Здесь происходили многолюдные ужины, балы, домашние маскарады, на которые собирался чуть ли не весь художественный и литературный Петербург. Некоторых, впрочем, воротило от этой усиленно культивируемой «богемности». Михаил Пришвин написал: «Салон Сологуба — величайшая пошлость, самоговорящая, резонирующая мертвая маска…»

На Широкой, впрочем, жили недолго. То же самое продолжалось и в доме №31 на Разъезжей улице, куда Сологуб с женой переехали в 1910 году. Я был там: этот дом выглядит далеко не так блестяще, как предыдущий адрес. На грязных стенах с потеками висят вывески: «Очки», «Шляпки», «Сумки» и кривоватая «Скупка предметов старого быта». Как будто за великолепным, лихорадочно-озорным времяпрепровождением начинает просвечивать какое-то будущее несчастье, как будто болезнь эпохи берет свое. Да и впрямь недолго оставалось — и стране, и балам с маскарадами, и семье Сологуба.

Обоих в омут — и конец

В 1917 году, когда уже все обрушилось, — Сологуб и жена на Васильевском острове, в доме №5/37 по 10-й линии. И здесь тоже — китайский ресторан...

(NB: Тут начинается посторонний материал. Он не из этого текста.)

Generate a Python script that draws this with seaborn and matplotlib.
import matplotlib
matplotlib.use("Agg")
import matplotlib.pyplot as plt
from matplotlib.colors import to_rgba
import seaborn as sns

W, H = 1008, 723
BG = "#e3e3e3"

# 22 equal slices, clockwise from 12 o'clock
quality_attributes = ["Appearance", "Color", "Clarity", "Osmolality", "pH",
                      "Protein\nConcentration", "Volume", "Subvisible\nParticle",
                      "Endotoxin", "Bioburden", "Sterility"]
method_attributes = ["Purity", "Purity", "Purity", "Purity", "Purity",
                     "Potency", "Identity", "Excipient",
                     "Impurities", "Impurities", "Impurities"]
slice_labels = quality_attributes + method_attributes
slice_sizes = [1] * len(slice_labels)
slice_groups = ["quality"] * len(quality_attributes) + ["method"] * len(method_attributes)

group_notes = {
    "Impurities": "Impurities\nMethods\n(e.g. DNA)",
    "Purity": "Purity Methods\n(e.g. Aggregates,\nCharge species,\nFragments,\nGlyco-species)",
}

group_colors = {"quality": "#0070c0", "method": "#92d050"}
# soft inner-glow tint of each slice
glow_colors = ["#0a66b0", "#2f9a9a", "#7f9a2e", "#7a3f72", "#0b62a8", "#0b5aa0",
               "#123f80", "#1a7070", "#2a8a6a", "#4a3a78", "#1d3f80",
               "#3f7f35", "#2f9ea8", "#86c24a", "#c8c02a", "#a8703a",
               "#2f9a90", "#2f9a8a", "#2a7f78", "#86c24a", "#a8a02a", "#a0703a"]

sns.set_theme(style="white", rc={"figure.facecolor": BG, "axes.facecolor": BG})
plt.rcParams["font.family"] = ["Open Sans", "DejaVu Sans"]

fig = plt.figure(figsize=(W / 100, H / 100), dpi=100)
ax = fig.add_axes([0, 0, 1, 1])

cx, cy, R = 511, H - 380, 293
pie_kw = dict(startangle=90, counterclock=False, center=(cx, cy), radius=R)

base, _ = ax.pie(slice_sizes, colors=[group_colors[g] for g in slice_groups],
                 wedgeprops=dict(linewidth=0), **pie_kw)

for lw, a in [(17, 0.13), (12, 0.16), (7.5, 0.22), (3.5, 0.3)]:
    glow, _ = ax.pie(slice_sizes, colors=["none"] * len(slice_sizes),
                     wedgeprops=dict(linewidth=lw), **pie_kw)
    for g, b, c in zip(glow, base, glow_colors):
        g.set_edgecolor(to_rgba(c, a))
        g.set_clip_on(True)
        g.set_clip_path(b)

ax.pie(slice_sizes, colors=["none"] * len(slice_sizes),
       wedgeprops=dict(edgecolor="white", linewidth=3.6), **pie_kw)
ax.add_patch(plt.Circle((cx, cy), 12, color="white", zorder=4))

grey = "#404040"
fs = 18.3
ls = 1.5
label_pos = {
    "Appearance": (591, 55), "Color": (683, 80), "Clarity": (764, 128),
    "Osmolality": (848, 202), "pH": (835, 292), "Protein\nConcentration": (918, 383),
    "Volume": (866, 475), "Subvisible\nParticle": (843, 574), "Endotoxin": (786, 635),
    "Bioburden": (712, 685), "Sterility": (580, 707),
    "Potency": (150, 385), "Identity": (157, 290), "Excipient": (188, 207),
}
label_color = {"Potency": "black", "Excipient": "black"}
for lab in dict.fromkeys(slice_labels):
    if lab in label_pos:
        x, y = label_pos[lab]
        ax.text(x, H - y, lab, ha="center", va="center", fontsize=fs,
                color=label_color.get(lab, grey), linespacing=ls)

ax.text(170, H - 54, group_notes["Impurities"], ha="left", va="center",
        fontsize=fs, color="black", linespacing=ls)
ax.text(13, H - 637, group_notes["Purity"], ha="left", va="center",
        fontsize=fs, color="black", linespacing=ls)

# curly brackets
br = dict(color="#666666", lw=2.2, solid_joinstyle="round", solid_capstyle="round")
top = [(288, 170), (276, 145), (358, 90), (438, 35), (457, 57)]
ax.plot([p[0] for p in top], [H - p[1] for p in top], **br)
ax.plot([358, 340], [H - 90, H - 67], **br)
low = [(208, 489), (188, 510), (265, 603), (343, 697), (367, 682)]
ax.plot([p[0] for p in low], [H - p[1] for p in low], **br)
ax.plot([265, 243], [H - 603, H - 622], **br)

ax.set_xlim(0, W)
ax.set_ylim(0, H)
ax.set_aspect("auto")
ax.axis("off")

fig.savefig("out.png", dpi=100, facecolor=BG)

Она больна, он — «старичок, обмотанный женским платком», кряхтя, тащит за собой на санях несколько огромных бурых бревен для печки. Надеются уехать в деревню. Правда была написана в сборнике «Три века русской поэзии»: эту революцию он не принял и не полюбил. Называл большевиков тупоголовыми, но, может быть, именно поэтому в их безграничной власти не сомневался и рассуждал лишь, сколько они продержатся: двести лет или же все триста?

Угол 10-й линии и Большого проспекта В. О., дом №5/37. Уж конечно, для Сологуба с женой этот дом тогда не был «небесным дворцом». Или?..

Уехать на лечение между тем надеялся уже не в деревню, а за границу. Писал прошения в Совет Народных Комиссаров. Жаловался: «Кроме четверти фунта хлеба и советского супа, мы ничего не получаем, у меня по всему телу экзема, работать я не могу от слабости и холода». Чеботаревская надеялась, что вырваться удастся, рассказывала каждому встречному, что вот-вот, через десять дней...

Конечно, ничего не получилось. Выпустить вместо Сологуба решили Блока. Но Блок щедрой возможностью не воспользовался — умер в августе 1921-го. Смерть настигла и Сологуба. Правда, по-другому. 23 сентября того же года Анастасия Чеботаревская дождалась, когда муж уйдет в аптеку за лекарствами для нее. «Надев валенки и наспех накинув на шею платок, выбежала из дому, добежала до моста, бросилась в Неву и с криком «Господи, спаси!» исчезла под водой».

Через год, когда тело было обнаружено, Сологуб написал в письменных показаниях: «На другой день я узнал, что какая-то женщина с конца дамбы Тучкова моста бросилась в воду, но была извлечена и доставлена к Петровской аптеке, где была оставлена без присмотра. Тогда она вторично бросилась в воду и быстро пошла ко дну… В чем и подписуюсь…»

Тучков мост стал трагической точкой в судьбе жены Сологуба Настички

Та аптека на углу Большого проспекта и Ждановской набережной существует до сих пор.

После смерти жены Сологуб уже не захотел уезжать из России. Умер через шесть лет после нее. В квартире сестры Анастасии Чеботаревской — в квартире, окна которой смотрели на дамбу Тучкова моста (наб. Ждановки, 3) и на весь этот жуткий для него, лихорадочно волнующийся простор Невы, которая так похожа на саму Россию.